[BEGIN Supplied data]
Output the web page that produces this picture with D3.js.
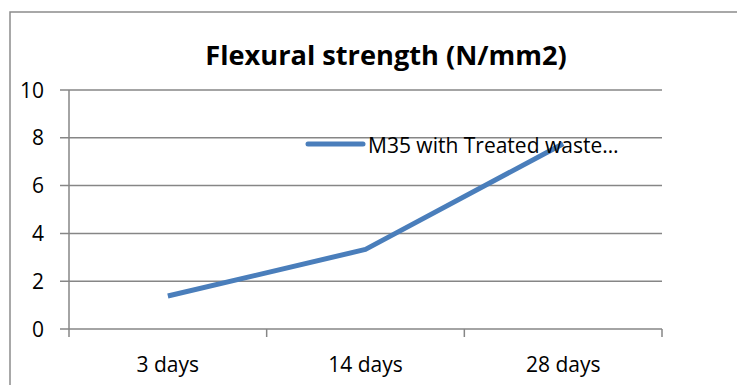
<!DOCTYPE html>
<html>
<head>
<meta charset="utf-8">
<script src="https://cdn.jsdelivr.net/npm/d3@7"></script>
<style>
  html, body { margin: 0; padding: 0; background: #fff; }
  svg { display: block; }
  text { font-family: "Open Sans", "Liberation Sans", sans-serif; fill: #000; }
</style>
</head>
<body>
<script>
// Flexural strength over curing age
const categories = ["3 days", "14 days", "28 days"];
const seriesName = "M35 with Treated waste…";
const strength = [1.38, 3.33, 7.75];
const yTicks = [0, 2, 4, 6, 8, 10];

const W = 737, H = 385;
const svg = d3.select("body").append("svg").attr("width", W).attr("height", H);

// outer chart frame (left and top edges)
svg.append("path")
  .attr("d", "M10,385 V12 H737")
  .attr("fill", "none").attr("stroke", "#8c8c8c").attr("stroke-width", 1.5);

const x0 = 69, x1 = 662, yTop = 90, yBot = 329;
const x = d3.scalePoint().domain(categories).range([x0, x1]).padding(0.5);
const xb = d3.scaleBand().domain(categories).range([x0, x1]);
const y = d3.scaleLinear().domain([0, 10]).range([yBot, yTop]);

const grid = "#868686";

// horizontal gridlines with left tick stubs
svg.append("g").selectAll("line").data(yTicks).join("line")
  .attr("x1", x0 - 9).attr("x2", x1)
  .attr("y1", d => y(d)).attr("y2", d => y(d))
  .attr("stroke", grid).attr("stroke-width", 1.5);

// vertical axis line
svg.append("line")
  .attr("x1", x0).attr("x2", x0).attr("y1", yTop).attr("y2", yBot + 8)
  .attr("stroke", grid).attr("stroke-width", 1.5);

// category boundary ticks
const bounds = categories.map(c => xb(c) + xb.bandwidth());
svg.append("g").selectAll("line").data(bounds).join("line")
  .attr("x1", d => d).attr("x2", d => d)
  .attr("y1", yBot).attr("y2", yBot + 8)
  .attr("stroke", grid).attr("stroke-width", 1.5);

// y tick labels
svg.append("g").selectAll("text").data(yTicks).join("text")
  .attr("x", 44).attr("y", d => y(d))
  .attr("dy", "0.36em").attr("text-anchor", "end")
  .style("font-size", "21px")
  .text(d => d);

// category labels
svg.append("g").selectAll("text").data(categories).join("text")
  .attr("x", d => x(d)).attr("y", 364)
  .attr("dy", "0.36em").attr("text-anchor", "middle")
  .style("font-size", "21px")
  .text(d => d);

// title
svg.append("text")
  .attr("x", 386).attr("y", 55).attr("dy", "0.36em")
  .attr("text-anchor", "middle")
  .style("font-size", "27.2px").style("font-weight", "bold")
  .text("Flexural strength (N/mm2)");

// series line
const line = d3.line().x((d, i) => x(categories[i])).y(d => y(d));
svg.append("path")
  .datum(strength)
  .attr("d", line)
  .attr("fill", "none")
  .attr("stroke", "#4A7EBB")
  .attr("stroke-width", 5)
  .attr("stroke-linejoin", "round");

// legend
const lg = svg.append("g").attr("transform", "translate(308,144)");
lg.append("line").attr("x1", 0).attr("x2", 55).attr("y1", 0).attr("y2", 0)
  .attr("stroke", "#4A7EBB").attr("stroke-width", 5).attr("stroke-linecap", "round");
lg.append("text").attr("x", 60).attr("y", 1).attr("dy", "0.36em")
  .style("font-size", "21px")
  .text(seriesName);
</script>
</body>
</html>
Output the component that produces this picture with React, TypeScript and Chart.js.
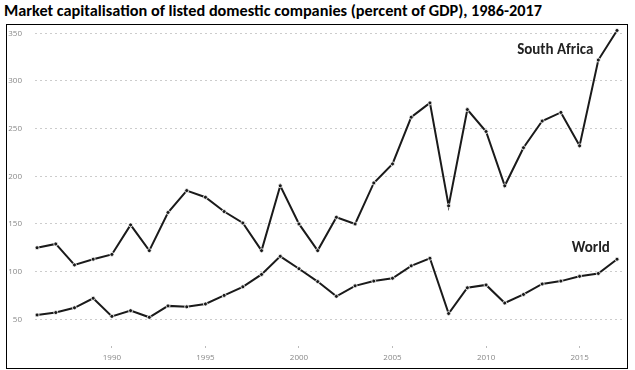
[END Supplied data]
[BEGIN Supplied data]
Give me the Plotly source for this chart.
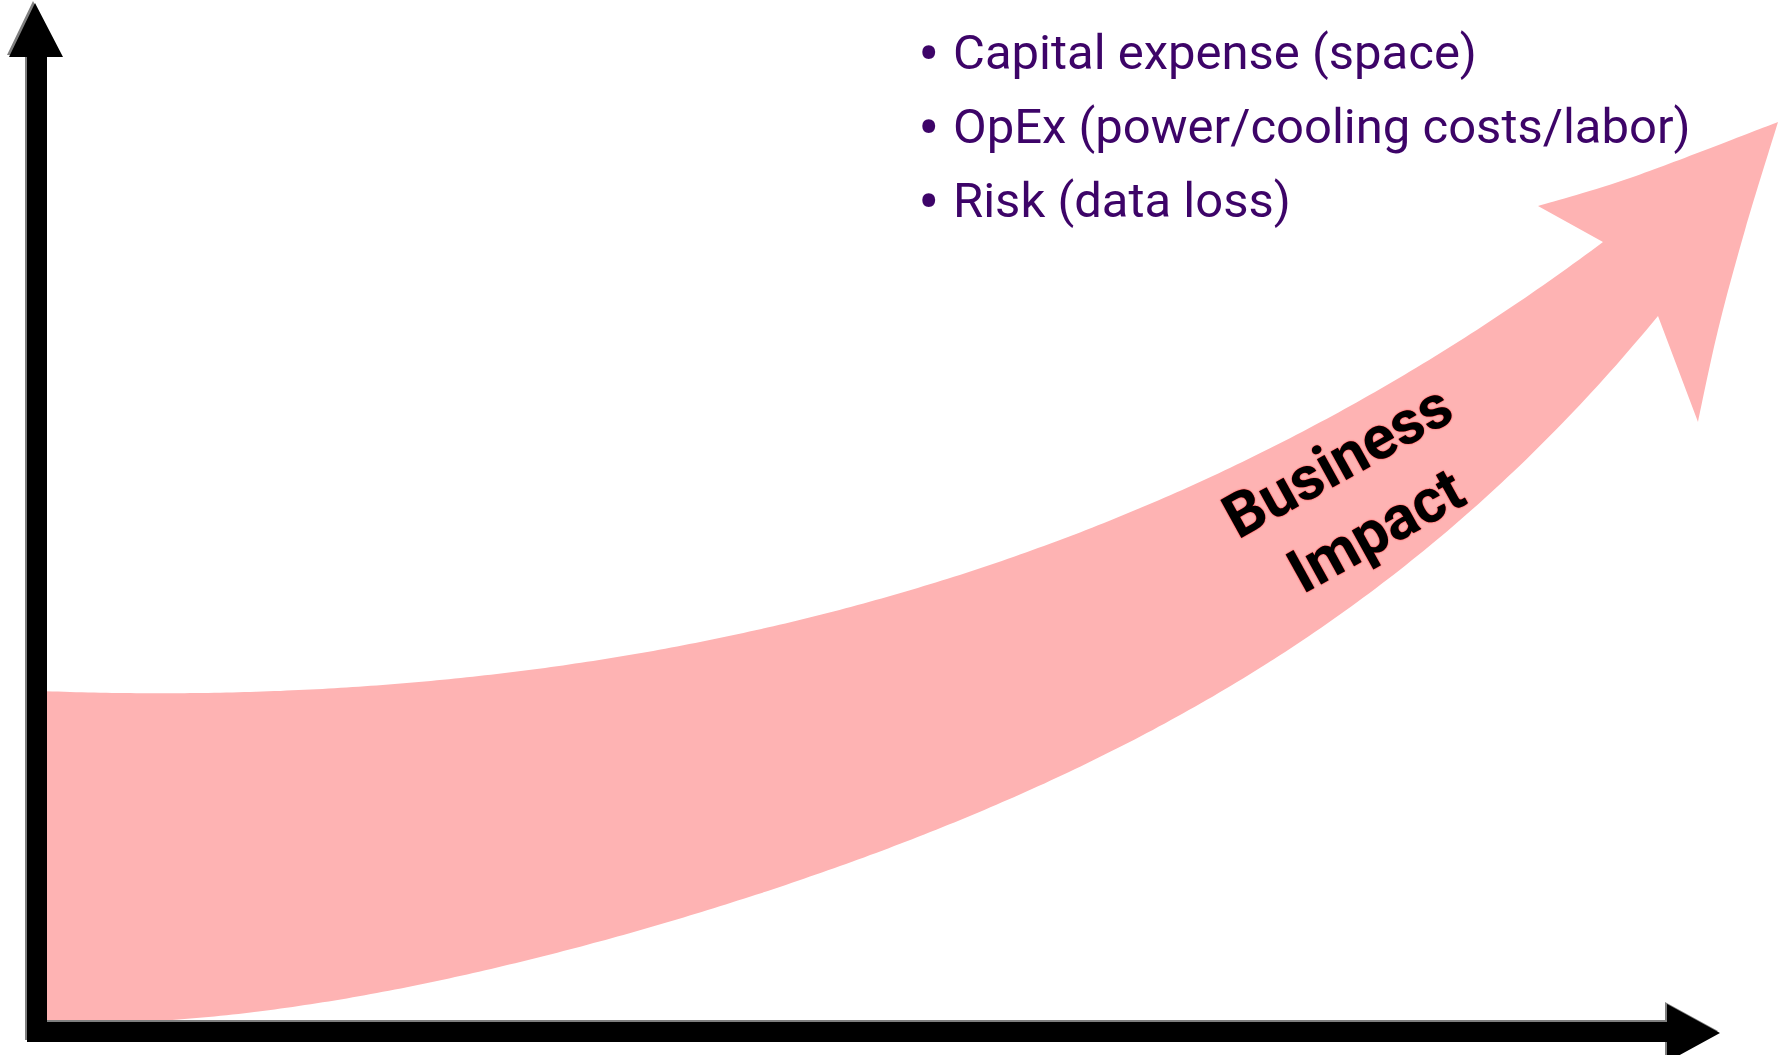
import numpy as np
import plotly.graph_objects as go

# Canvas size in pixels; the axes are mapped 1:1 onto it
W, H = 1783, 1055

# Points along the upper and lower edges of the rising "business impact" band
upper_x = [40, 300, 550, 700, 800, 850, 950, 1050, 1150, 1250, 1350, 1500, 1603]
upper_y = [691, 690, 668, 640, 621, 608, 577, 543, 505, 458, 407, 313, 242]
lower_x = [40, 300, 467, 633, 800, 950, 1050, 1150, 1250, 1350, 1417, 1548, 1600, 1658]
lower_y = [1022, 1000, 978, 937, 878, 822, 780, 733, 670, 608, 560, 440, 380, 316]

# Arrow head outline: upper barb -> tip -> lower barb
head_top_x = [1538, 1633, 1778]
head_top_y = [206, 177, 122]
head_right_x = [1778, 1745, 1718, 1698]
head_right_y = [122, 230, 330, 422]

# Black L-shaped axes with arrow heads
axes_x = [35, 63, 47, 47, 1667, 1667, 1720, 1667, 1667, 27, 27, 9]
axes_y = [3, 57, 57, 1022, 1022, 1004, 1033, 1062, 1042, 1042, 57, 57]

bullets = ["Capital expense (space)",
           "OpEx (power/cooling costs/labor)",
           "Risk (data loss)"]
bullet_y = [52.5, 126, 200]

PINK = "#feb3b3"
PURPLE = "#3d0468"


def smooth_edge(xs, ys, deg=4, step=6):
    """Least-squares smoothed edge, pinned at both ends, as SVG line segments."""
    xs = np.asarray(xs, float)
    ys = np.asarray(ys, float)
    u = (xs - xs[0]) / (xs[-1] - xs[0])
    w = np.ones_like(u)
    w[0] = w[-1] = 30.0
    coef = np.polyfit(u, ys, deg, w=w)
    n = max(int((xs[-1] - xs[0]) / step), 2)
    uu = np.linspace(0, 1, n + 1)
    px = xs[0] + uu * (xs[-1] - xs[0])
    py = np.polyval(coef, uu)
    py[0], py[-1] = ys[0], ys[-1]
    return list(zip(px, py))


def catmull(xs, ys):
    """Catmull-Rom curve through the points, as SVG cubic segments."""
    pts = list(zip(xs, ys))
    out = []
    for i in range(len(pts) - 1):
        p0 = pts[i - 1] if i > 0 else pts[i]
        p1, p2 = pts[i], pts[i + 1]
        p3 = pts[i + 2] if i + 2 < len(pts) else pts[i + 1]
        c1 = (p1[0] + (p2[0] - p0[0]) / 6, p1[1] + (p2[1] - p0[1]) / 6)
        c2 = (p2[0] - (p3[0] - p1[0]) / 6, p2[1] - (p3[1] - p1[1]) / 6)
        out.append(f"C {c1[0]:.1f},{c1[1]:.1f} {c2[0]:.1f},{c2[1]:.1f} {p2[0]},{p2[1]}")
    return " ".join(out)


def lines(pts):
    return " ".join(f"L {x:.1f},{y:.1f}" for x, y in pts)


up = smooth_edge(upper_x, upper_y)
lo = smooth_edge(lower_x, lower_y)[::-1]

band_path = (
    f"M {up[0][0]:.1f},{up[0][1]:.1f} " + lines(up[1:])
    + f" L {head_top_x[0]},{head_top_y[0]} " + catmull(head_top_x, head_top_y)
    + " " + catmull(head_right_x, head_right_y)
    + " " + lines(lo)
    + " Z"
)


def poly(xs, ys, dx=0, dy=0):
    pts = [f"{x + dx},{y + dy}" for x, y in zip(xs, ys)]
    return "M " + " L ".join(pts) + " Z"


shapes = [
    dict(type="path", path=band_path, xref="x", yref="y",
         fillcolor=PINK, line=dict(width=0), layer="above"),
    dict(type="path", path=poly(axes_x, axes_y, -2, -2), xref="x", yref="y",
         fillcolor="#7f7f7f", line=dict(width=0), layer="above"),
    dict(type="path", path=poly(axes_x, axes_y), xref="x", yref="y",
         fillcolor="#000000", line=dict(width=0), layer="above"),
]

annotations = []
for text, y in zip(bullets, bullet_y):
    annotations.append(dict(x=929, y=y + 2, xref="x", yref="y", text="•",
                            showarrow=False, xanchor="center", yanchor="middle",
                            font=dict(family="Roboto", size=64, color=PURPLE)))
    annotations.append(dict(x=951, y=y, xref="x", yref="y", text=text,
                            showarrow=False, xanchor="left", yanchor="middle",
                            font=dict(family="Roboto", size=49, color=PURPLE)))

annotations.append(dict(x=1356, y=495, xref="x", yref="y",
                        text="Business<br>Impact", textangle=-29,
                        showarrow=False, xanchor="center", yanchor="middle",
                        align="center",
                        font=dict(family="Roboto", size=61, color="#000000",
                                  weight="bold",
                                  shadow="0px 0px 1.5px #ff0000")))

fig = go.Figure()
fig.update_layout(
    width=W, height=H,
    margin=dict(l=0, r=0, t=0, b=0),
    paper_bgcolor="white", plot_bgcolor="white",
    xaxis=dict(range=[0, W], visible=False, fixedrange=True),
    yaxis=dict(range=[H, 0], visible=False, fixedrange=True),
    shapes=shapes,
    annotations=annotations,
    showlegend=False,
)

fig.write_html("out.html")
[END Supplied data]
[BEGIN Supplied data]
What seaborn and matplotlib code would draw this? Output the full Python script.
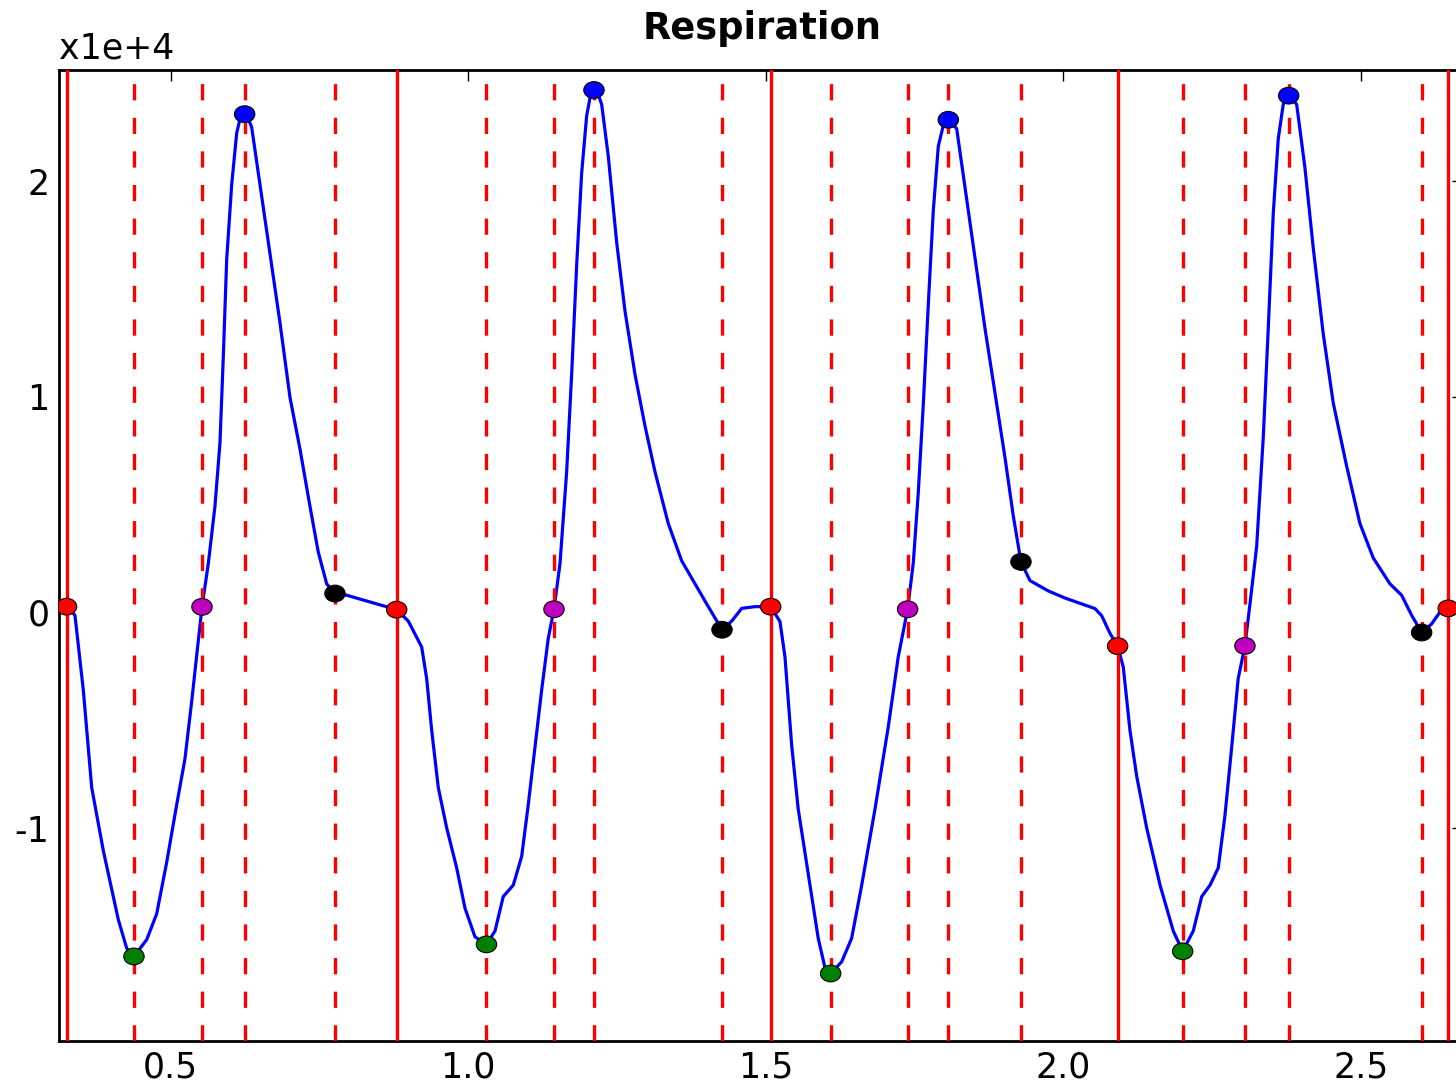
[END Supplied data]
What needs to be done – Only the lines from the one with "Give me the Plotly source for this chart." down to the one with "W, H = 1783, 1055" belong in your copy, both ends included; write them out exactly and skip any pictures.

Written response –
Give me the Plotly source for this chart.
import numpy as np
import plotly.graph_objects as go

# Canvas size in pixels; the axes are mapped 1:1 onto it
W, H = 1783, 1055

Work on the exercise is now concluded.